Start

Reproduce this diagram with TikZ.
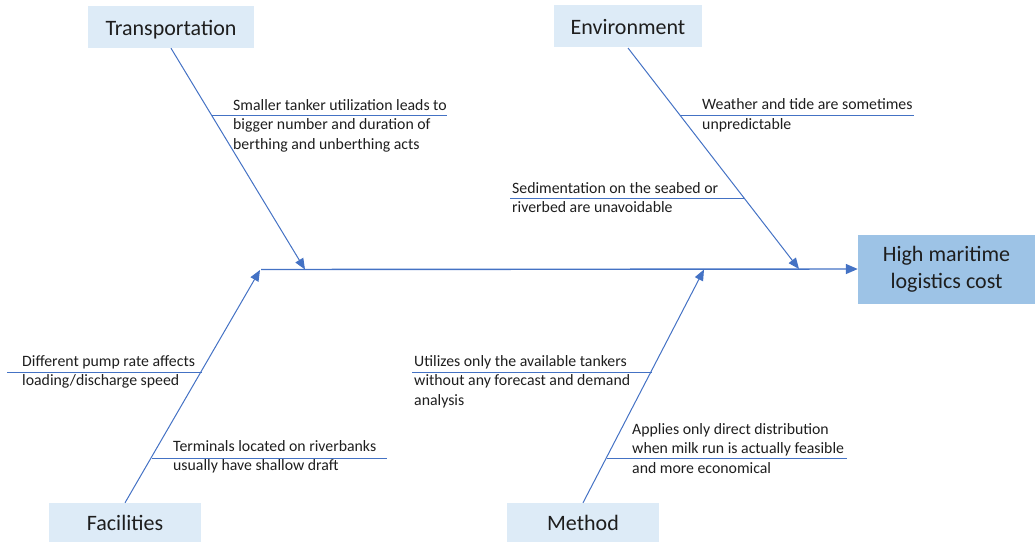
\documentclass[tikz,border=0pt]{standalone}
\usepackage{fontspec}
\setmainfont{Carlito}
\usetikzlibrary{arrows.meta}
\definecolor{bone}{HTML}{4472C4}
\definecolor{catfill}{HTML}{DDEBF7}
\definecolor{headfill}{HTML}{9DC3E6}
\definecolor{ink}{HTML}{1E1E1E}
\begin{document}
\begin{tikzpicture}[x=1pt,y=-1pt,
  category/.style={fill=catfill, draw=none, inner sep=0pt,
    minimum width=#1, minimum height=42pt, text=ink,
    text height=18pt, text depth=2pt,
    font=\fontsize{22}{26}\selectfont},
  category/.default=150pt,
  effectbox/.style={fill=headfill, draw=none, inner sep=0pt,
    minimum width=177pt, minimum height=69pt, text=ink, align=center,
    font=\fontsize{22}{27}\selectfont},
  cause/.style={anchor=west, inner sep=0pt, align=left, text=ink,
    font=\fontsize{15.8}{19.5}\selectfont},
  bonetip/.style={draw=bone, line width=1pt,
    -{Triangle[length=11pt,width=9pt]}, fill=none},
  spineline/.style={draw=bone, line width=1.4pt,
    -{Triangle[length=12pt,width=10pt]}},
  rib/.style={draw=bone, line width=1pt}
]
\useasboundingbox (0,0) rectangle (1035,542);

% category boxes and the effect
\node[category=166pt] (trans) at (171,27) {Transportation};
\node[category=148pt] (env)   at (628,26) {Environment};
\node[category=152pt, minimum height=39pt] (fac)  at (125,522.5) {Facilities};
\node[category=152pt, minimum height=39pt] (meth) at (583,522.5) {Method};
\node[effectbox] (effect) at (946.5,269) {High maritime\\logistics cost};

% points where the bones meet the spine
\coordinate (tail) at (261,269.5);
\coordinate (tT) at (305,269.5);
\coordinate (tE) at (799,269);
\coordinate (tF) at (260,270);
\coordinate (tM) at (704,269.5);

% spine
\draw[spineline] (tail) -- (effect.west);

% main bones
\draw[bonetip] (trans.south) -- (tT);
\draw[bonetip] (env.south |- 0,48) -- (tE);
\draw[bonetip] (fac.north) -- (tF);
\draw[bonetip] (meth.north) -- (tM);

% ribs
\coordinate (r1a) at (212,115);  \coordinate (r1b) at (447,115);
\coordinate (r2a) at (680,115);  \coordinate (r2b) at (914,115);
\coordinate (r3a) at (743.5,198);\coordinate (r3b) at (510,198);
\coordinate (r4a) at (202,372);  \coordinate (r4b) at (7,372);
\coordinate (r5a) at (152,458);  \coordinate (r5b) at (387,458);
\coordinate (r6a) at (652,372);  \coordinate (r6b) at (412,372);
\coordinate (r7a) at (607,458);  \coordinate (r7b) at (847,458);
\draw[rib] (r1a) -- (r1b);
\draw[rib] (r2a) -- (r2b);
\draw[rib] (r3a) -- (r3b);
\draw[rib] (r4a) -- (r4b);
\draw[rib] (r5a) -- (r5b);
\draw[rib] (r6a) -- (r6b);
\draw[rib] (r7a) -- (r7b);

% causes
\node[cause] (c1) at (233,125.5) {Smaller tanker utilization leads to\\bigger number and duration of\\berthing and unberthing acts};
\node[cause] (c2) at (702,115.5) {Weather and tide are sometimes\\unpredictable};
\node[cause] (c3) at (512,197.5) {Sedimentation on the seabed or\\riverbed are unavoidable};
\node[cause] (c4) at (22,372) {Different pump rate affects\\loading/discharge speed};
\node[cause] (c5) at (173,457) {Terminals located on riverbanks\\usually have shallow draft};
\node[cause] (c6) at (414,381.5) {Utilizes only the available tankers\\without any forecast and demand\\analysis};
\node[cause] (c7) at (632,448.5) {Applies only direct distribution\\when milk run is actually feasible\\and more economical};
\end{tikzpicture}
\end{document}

End

STATED GOAL: Write out each line of the listing above, exactly, from its first line to the line holding "(tail) -- (effect.west);", inclusive. Skip the pictures.

RESPONSE TO THIS TASK:
Reproduce this diagram with TikZ.
\documentclass[tikz,border=0pt]{standalone}
\usepackage{fontspec}
\setmainfont{Carlito}
\usetikzlibrary{arrows.meta}
\definecolor{bone}{HTML}{4472C4}
\definecolor{catfill}{HTML}{DDEBF7}
\definecolor{headfill}{HTML}{9DC3E6}
\definecolor{ink}{HTML}{1E1E1E}
\begin{document}
\begin{tikzpicture}[x=1pt,y=-1pt,
  category/.style={fill=catfill, draw=none, inner sep=0pt,
    minimum width=#1, minimum height=42pt, text=ink,
    text height=18pt, text depth=2pt,
    font=\fontsize{22}{26}\selectfont},
  category/.default=150pt,
  effectbox/.style={fill=headfill, draw=none, inner sep=0pt,
    minimum width=177pt, minimum height=69pt, text=ink, align=center,
    font=\fontsize{22}{27}\selectfont},
  cause/.style={anchor=west, inner sep=0pt, align=left, text=ink,
    font=\fontsize{15.8}{19.5}\selectfont},
  bonetip/.style={draw=bone, line width=1pt,
    -{Triangle[length=11pt,width=9pt]}, fill=none},
  spineline/.style={draw=bone, line width=1.4pt,
    -{Triangle[length=12pt,width=10pt]}},
  rib/.style={draw=bone, line width=1pt}
]
\useasboundingbox (0,0) rectangle (1035,542);

% category boxes and the effect
\node[category=166pt] (trans) at (171,27) {Transportation};
\node[category=148pt] (env)   at (628,26) {Environment};
\node[category=152pt, minimum height=39pt] (fac)  at (125,522.5) {Facilities};
\node[category=152pt, minimum height=39pt] (meth) at (583,522.5) {Method};
\node[effectbox] (effect) at (946.5,269) {High maritime\\logistics cost};

% points where the bones meet the spine
\coordinate (tail) at (261,269.5);
\coordinate (tT) at (305,269.5);
\coordinate (tE) at (799,269);
\coordinate (tF) at (260,270);
\coordinate (tM) at (704,269.5);

% spine
\draw[spineline] (tail) -- (effect.west);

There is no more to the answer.